Civil rights, the rights to freedom from discrimination that every citizen and inhabitant enjoys by law, have evolved gradually over the years in the United States. For African-Americans, civil rights have been hard-won and are still an issue. Trenton's African-American community like those in many other American cities, has experienced its own share of tribulation in attaining proper acceptance within mainstream society and has also contributed significantly to the broader civil rights movement.
In the 1940s, segregation and racist attitudes were still strongly pervasive in Trenton - in the neighborhoods, in the schools and in the workplace. One landmark legal challenge took place in the city during this period when Gladys Hedgepeth and Berline Williams filed suit in 1944 against the Trenton Board of Education in the New Jersey Supreme Court, objecting to their children having to walk two miles from their homes to the all-Black Lincoln School, when other public schools were closer at hand. This case helped set the stage for the U.S. Supreme Court's hearing of Brown vs. Board of Education of Topeka ten years later and the decision that barred segregation throughout the nation's public schools.
In the 1960s, Trenton's African-Americans and other civil right's sympathizers stood solidly behind the cause for racial justice.

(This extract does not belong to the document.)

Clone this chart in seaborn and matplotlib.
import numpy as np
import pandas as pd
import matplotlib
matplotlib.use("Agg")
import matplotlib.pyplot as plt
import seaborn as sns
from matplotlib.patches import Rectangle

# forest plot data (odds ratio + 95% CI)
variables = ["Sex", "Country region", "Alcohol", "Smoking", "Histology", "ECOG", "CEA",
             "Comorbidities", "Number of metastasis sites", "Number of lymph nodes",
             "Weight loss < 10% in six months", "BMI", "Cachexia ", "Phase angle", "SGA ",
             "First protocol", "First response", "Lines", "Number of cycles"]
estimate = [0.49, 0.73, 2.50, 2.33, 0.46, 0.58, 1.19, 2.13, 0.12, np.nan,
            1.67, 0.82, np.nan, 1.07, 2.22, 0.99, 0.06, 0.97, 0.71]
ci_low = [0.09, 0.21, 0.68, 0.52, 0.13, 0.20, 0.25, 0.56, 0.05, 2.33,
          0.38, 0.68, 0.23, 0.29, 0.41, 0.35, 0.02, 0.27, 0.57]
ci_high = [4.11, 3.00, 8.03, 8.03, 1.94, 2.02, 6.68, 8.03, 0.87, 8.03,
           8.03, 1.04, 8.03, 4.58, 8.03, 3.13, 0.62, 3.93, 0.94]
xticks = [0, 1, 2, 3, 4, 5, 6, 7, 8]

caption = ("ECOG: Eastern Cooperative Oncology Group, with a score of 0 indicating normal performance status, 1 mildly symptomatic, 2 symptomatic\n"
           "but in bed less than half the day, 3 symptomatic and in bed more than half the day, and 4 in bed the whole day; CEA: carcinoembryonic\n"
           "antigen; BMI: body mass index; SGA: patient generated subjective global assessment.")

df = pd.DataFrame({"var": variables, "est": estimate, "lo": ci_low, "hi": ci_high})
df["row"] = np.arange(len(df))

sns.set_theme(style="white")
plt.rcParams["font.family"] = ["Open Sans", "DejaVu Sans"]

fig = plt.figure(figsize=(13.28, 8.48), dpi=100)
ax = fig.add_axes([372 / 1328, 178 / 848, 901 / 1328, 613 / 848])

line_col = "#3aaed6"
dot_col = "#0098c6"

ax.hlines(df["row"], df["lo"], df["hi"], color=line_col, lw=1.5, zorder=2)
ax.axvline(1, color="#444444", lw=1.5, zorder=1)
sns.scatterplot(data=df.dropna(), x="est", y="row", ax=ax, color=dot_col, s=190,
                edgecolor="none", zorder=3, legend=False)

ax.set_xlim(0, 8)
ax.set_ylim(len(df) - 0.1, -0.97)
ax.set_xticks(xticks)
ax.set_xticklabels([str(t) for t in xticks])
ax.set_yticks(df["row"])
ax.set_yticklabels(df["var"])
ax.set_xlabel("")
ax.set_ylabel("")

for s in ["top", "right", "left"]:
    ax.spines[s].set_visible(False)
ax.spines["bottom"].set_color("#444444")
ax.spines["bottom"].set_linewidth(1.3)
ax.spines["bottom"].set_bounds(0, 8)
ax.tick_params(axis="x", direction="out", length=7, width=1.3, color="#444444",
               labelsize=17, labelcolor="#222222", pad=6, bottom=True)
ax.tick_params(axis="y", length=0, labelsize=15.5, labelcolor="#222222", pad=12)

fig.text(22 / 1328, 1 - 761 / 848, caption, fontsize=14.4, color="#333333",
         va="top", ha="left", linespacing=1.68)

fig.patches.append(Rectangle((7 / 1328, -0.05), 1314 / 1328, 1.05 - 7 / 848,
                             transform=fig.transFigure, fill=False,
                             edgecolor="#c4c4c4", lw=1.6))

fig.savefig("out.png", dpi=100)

A march by 4,000 protestors through the downtown to the War Memorial in 1963 culminated in a rally to raise awareness over discriminatory practices in the workplace and the need for minimum wage legislation. Other civil rights demonstrations were mounted in the city in the mid-1960s, and Trenton was one of many American communities to experience rioting following the assassination of Martin Luther King, Jr. in 1968. This represented the high point in racial tension in the city and since that time Trenton's African-American community has built a strong political presence in local government as befits its growth in numbers.